The S&P/ASX 200 Index (ASX: XJO) is climbing 1.25% today, but some ASX 200 mining shares are underperforming the index.
BHP Group Ltd (ASX: BHP), Mineral Resources Ltd (ASX: MIN) and Iluka Resources Limited (ASX: ILU) are all in the red at the time of writing.
So why are these shares having a tough day on the market?
Iron ore prices
BHP shares are 0.72% in the red, while Mineral Resources shares are descending 1.62%. Iluka Resources shares are slipping 0.26%.
The iron ore price dropped 3.67% in global markets on Friday, trading economics data shows.
BHP and Mineral Resources are iron ore producers. Iluka also receives iron ore royalties.

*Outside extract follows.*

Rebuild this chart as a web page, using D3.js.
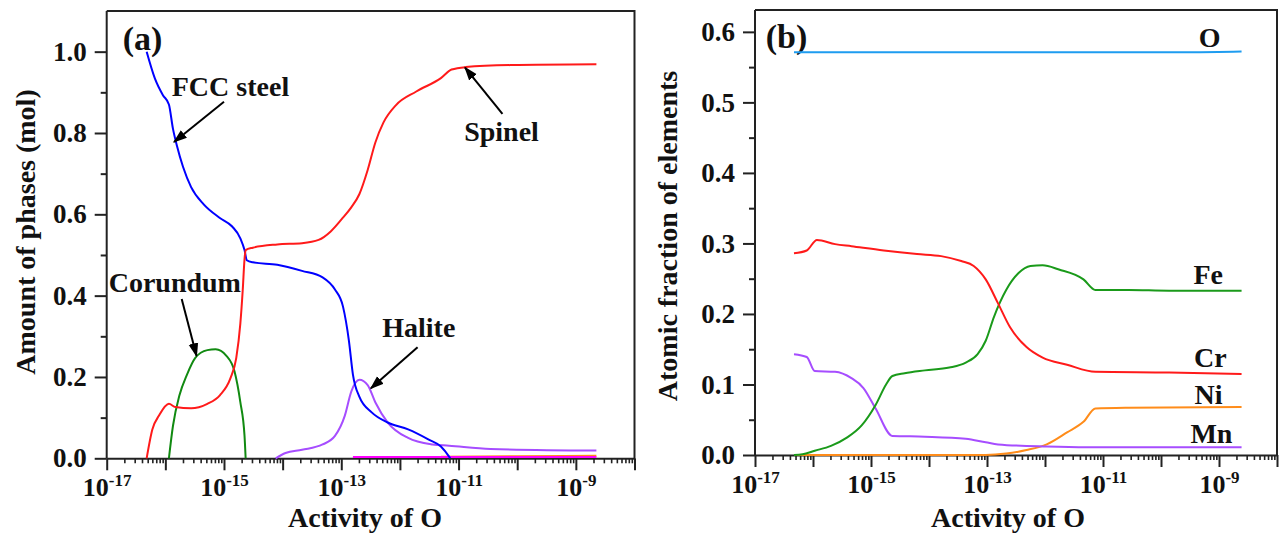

Iron ore prices dropped on recession fears, according to a report from Reuters.
Commenting on this fall, ING commodities strategy head Warren Patterson said:
It's not just China where steel output is under pressure.
Expectations of slowing economic growth, and the growing risk of recession, are clearly not great for global steel demand.
Meanwhile, iron ore prices are predicted to fall from the "extraordinary levels" of the past two financial years, a new Resources and Energy quarterly report states.
Commenting on the iron ore prices in the report, the Industry, Science and Resources department said:
The price has steadied in a US$110-140 a tonne range in recent months, as China's government continues to support economic activity.
However, the ongoing recovery in Brazilian supply, and gains in output elsewhere, are set to push iron ore prices down over the outlook period.
Share price recap
BHP shares have lost 8% in a year, while Mineral Resources shares have shed 18%. In contrast, Iluka Resources shares have jumped 12% in the past year.
In comparison, the S&P/ASX 200 Index (ASX: XJO) has lost more than 9% in a year.